Hacia una cultura del disfrute (III)
La insular, una zona por explorar
Siempre se habla de cinco regiones inigualables en territorio sucreño, cada una de ellas con características propias, pero enlazadas por un sentimiento que va más allá de lo sabanero, que es el término para identificarnos como territorio. Sin embargo, existe una bella región insular, una sexta subregión, de mar de plata, a veces picado, de brisas y cocoteros, que nos invita a disfrutar la naturaleza, y cuando el mar está picado, sentir como la adrenalina nos prueba aquello de ser valientes.
Son un conjunto de islas exóticas, entre ellas la más densa poblada del mundo , El Islote, múcura, tintipán y muchas más, algunas pertenecientes aún al viejo departamento de Bolívar, pero tan cercanas a Sucre, que todos celebramos el desprendimiento de la rancia Cartagena, más volcada a un sentimiento cerrado, que motivó a la emancipación de Sucre. Sus gentes, aunque pisan territorio de Bolívar, se sienten sucreños. Y comercian en familia.
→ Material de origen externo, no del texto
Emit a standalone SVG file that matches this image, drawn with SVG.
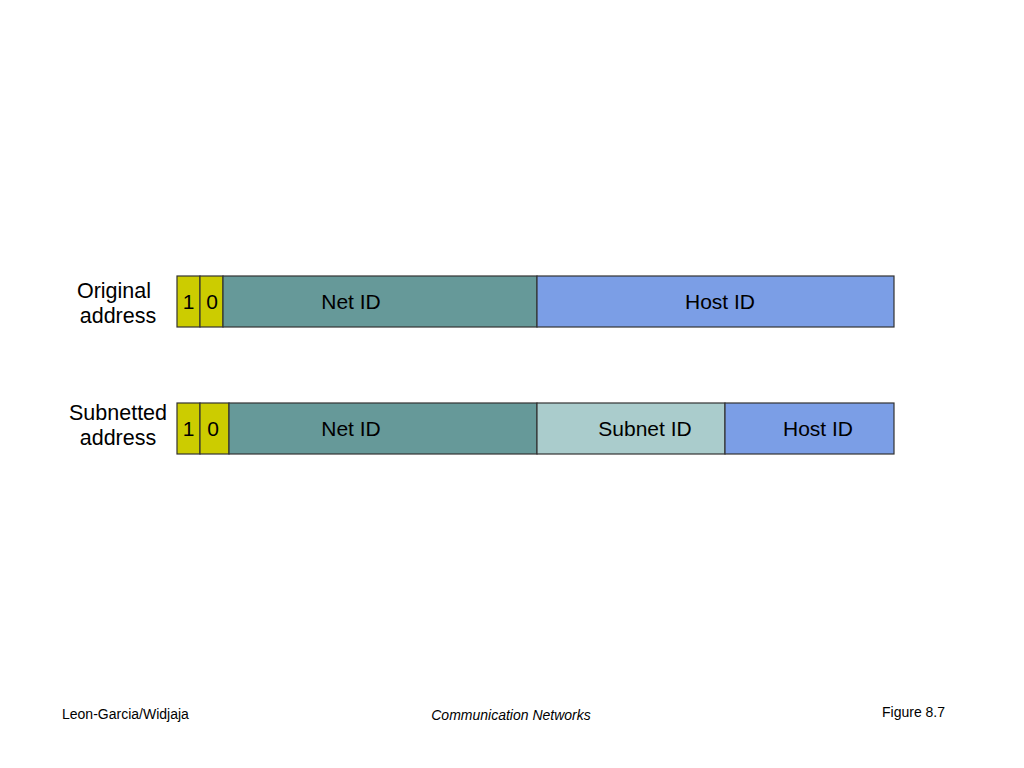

De mañana, las canoas y las lanchas con motores fuera de borda, se cabecean en el puerto de Santiago de Tolú. Ya algunos pescadores que madrugaron a tirar sus atarrayas han regresado y es entonces cuando llegan los turistas que quieren disfrutar de ese mar que se abre en el horizonte, nítido, plateado, mientras las aves hacen una silueta en el cielo dolorosamente azul. No es más que bajar unos peldaños y ocupar un puesto a esa aventura que se abre a nuestros ojos que a veces necesitan a los del vecino para capturar tanta belleza. Dios es grande, carajo.
Se recomienda, para quienes van a regresar, hacerlo antes de cinco de la tarde, porque después de cuatro el mar es picado y se pueden presentar problemas. Quienes se van a quedar en aquellos lugares llenos de arena blanca, cocoteros e instalaciones típicas para almorzar, deben estar prestos al regreso, que es también un disfrute, porque el sol en descolgada ofrece postales inigualables y en la medida que aparecen los rascacielos de Coveñas, el corazón se alivia.
La comida es buena y fresca y la atención del nativo es elemental y sincera, sin tantos protocolos. Una hamaca para la siesta o una partida de cartas o dominó mientras llega la lancha, son motivo para el disfrute de la tarde.

SUSTO.
Mi recomendación es quedarse en las islas y caminar por el Islote, un pueblo sin calles y sin cementerio, con patios comunes, lleno de niños y algunos ancianos longevos, en donde todo es colectivo y nada es de nadie. El ingenio de sus habitantes le ha ido ganando terreno al mar que golpea en sus costados. Los sepelios en canoa son un espectáculo, lo mismo que las celebraciones del día de la Virgen del Carmen.
PRECAUCIONES.
La última vez que estuve en las islas nos regresamos muy tarde. Un pasajero hizo atrasar la excursión. Era una lancha de doce pasajeros y entre ellos veníamos mis dos hijas adolescentes y la señora esposa. El mar estaba muy picado, con olas que alcanzaban a sobrepasar el alto de la máquina y una de ellas nos bañó de agua salada literalmente. Fueron momentos de angustia, casi interminables. El conductor de la lancha se reía, lo mismo que el ayudante, acostumbrados a aquellos agites. Son hombres curtidos de mar, acostumbrados a bracear contra la corriente.
No sé si ese es territorio de tiburones, pero veía mi cuerpo bellamente destazado por sus mandíbulas de hierro. En la excursión había mudez. Todos llevábamos una expresión apretada en el rostro y las manos agarradas, en son de oración. Yo pensaba que por mi mala cabeza me había llevado a caer tan lejos de mi patio. Todo malo es cobarde, pensaba para mis adentros. La adrenalina subía. Las oleadas no eran permanentes y pensaba en que cualquier momento la lancha se iba a voltear. Me figuraba la gente regada suspendida por los salvavidas.
El caos. Pero después de la tormenta vino la calma. A lo lejos se veían ya los primeros edificios de Coveñas. Vino el alivio, que no fue total sino hasta que posamos los pies en tierra. Había valido la pena la aventura. Y el susto fue tan grande, que se me olvidó el lugar dónde había dejado parqueado el auto, en un garaje familiar, en una calle de Tolú. Fue una hora larga de búsqueda, hasta que al fin, preguntando casa por casa, dimos con el auto y regresamos a Sincelejo.